◆ Aim of the exercise
Find and copy each line of the records where the string "that" shows up.

◆ Material supplied
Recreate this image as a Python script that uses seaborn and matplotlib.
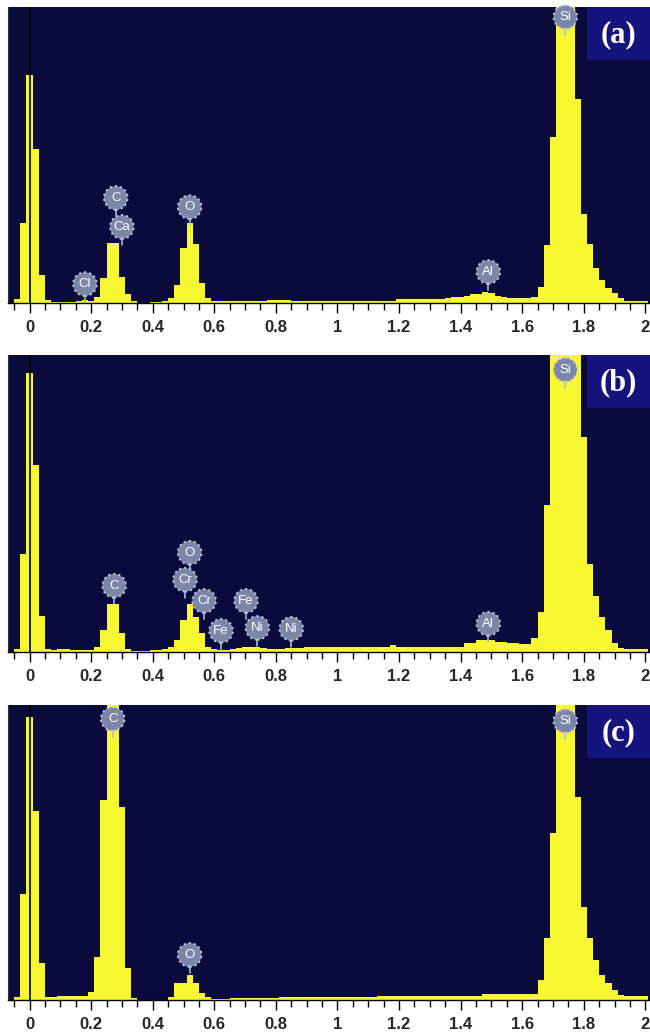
import numpy as np
import pandas as pd
import matplotlib
matplotlib.use('Agg')
import matplotlib.pyplot as plt
from matplotlib.patches import Rectangle
from matplotlib.ticker import MultipleLocator, FuncFormatter
import seaborn as sns

# energy channels (keV), 0.02 keV wide, from -0.06 to 2.00
energy = np.round(np.arange(-0.06, 2.001, 0.02), 2)

# counts, as % of panel height (values > 100 are clipped peaks)
counts_a = [0, 1.4, 27, 77, 52, 9.5, 1.0, 0.5, 0.5, 0.5,
            0.5, 0.6, 0.9, 0.6, 2.1, 8.4, 20.4, 20.4, 8.9, 3.0,
            0.8, 0, 0, 0.4, 0.5, 0.6, 1.6, 6.0, 18.6, 27,
            20, 6.7, 1.6, 0.6, 0.6, 0.6, 0.6, 0.6, 0.6, 0.6,
            0.6, 0.6, 0.9, 0.9, 1.0, 0.9, 0.7, 0.6, 0.6, 0.6,
            0.6, 0.6, 0.7, 0.6, 0.6, 0.6, 0.6, 0.6, 0.6, 0.6,
            0.6, 0.6, 0.6, 1.5, 1.5, 1.5, 1.5, 1.5, 1.5, 1.5,
            1.5, 1.8, 2.0, 2.0, 2.5, 3.0, 3.2, 3.7, 3.5, 2.5,
            2.2, 1.7, 1.6, 1.6, 1.8, 2.1, 5.4, 19.6, 56, 140,
            180, 140, 69, 30, 20, 12, 7.8, 5.0, 3.4, 1.7,
            0.7, 0.7, 0.7, 0.7]

counts_b = [0, 1.0, 33, 94, 63, 12, 1.0, 0.5, 1.0, 1.0,
            0.5, 0.5, 0.5, 0.7, 1.8, 7.4, 16, 16, 6.4, 1.0,
            0.3, 0.3, 0.3, 0.5, 0.8, 1.0, 1.5, 4.0, 10.8, 16,
            11.8, 6.4, 1.7, 1.0, 0.8, 0.8, 1.0, 1.2, 1.5, 1.7,
            1.7, 1.2, 1.0, 1.0, 1.0, 1.2, 1.2, 1.2, 1.5, 1.5,
            1.5, 1.5, 1.5, 1.5, 1.5, 1.5, 1.5, 1.5, 1.5, 1.5,
            1.5, 1.5, 2.2, 1.7, 1.7, 1.7, 1.7, 1.7, 1.7, 1.7,
            1.7, 1.7, 1.7, 1.7, 2.9, 2.9, 3.9, 3.9, 3.9, 3.4,
            3.4, 3.0, 3.0, 2.6, 2.6, 4.6, 13.4, 49.6, 130, 170,
            190, 170, 130, 72.5, 29.6, 19, 11.8, 7.3, 2.9, 1.3,
            1.0, 1.0, 1.0, 1.0]

counts_c = [0, 1.0, 36, 96, 64, 12.5, 1.0, 1.2, 1.5, 1.5,
            1.5, 1.5, 1.5, 2.7, 14.6, 67.8, 150, 150, 65.4, 10.8,
            0.7, 0, 0, 0, 0, 0, 1.0, 5.7, 5.7, 8.5,
            5.7, 2.4, 1.0, 0.2, 0.2, 0.2, 0.6, 0.6, 0.6, 0.6,
            0.6, 0.6, 0.6, 0.6, 0.9, 0.9, 0.9, 0.9, 0.9, 0.9,
            0.9, 0.9, 0.9, 0.9, 0.9, 0.9, 0.9, 0.9, 0.9, 0.9,
            1.5, 1.5, 1.5, 1.5, 1.5, 1.5, 1.5, 1.5, 1.5, 1.5,
            1.5, 1.5, 1.5, 1.5, 1.5, 1.5, 1.5, 2.0, 2.0, 2.0,
            2.0, 2.0, 2.0, 2.2, 2.2, 2.2, 6.8, 21, 56.6, 150,
            190, 150, 69, 31.5, 21, 13.6, 8.5, 5.7, 3.4, 1.7,
            1.4, 1.4, 1.4, 1.4]

# element markers: name, energy (keV), height of marker centre
labels_a = ['Cl', 'C', 'Ca', 'O', 'Al', 'Si']
lab_x_a = [0.18, 0.28, 0.30, 0.52, 1.49, 1.74]
lab_y_a = [6.4, 35.5, 25.7, 32.4, 10.5, 96.6]

labels_b = ['C', 'O', 'Cr', 'Cr', 'Fe', 'Fe', 'Ni', 'Ni', 'Al', 'Si']
lab_x_b = [0.275, 0.52, 0.505, 0.567, 0.622, 0.703, 0.74, 0.85, 1.49, 1.74]
lab_y_b = [22.3, 33.4, 24.3, 17.2, 7.1, 17.2, 8.1, 7.8, 9.5, 95]

labels_c = ['C', 'O', 'Si']
lab_x_c = [0.27, 0.52, 1.74]
lab_y_c = [95.3, 15.3, 94.6]

panel_names = ['(a)', '(b)', '(c)']

sns.set_style('white')
plt.rcParams['font.family'] = ['Liberation Sans', 'DejaVu Sans']

bg = '#0b0a3c'
box_col = '#16137c'
yellow = '#f8f832'

fig = plt.figure(figsize=(6.5, 10.36), dpi=100)
fig.patch.set_facecolor('white')

# axes rectangles [left, bottom, width, height] in figure fraction
rects = [[0.0123, 0.7075, 0.9877, 0.2857],
         [0.0123, 0.3707, 0.9877, 0.2867],
         [0.0123, 0.0347, 0.9877, 0.2847]]

panels = [(counts_a, labels_a, lab_x_a, lab_y_a),
          (counts_b, labels_b, lab_x_b, lab_y_b),
          (counts_c, labels_c, lab_x_c, lab_y_c)]

for rect, (counts, labs, lx, ly), name in zip(rects, panels, panel_names):
    ax = fig.add_axes(rect)
    ax.set_facecolor(bg)
    df = pd.DataFrame({'energy': energy, 'count': counts})
    sns.histplot(data=df, x='energy', weights='count', binwidth=0.02,
                 binrange=(-0.07, 2.01), element='step', fill=True,
                 color=yellow, alpha=1, linewidth=0, ax=ax)
    ax.axvline(0, color='black', lw=1.2, zorder=3)
    ax.set_xlim(-0.07, 2.015)
    ax.set_ylim(0, 100)
    ax.set_ylabel('')
    ax.set_xlabel('')
    ax.set_yticks([])

    # element markers
    for name_el, x, y in zip(labs, lx, ly):
        ax.plot([x, x], [y, y - 6.2], color='#a9b8e2', lw=1.2, zorder=4,
                clip_on=False)
        ax.scatter([x], [y], s=290, color='#7d86a8', edgecolor='#c3cae0',
                   linewidth=1.4, linestyle=':', zorder=5, clip_on=False)
        ax.text(x, y, name_el, color='white', fontsize=9.5, ha='center',
                va='center', zorder=6, clip_on=False)

    # panel letter box
    ax.add_patch(Rectangle((0.902, 0.82), 0.098, 0.18, transform=ax.transAxes,
                           facecolor=box_col, edgecolor='none', zorder=6))
    ax.text(0.951, 0.905, name, transform=ax.transAxes, color='white',
            fontsize=22, fontweight='bold', family='Liberation Serif',
            ha='center', va='center', zorder=7)

    ax.xaxis.set_major_locator(MultipleLocator(0.2))
    ax.xaxis.set_minor_locator(MultipleLocator(0.05))
    ax.xaxis.set_major_formatter(FuncFormatter(lambda v, p: '%g' % round(v, 2)))
    ax.tick_params(axis='x', which='major', direction='out', length=7,
                   width=1, color='black', pad=5, labelsize=12, bottom=True)
    ax.tick_params(axis='x', which='minor', direction='out', length=5,
                   width=1, color='black', bottom=True)
    for lbl in ax.get_xticklabels():
        lbl.set_fontweight('bold')
    for side in ['top', 'right']:
        ax.spines[side].set_visible(False)
    ax.spines['left'].set_color('#30304a')
    ax.spines['bottom'].set_color('black')
    ax.spines['bottom'].set_linewidth(1)

fig.savefig('out.png', dpi=100, facecolor='white')
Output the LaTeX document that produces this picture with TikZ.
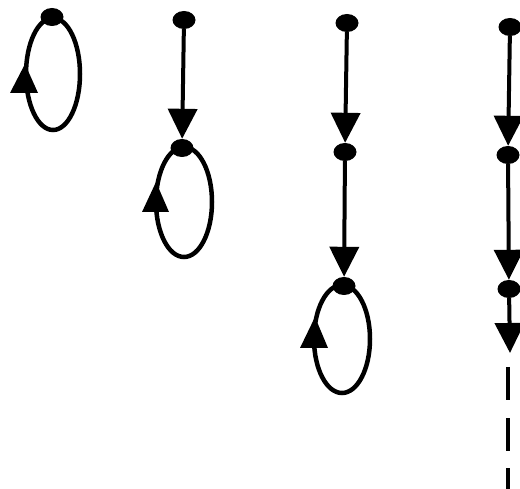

◆ Solution for this problem
Recreate this image as a Python script that uses seaborn and matplotlib.
Output the LaTeX document that produces this picture with TikZ.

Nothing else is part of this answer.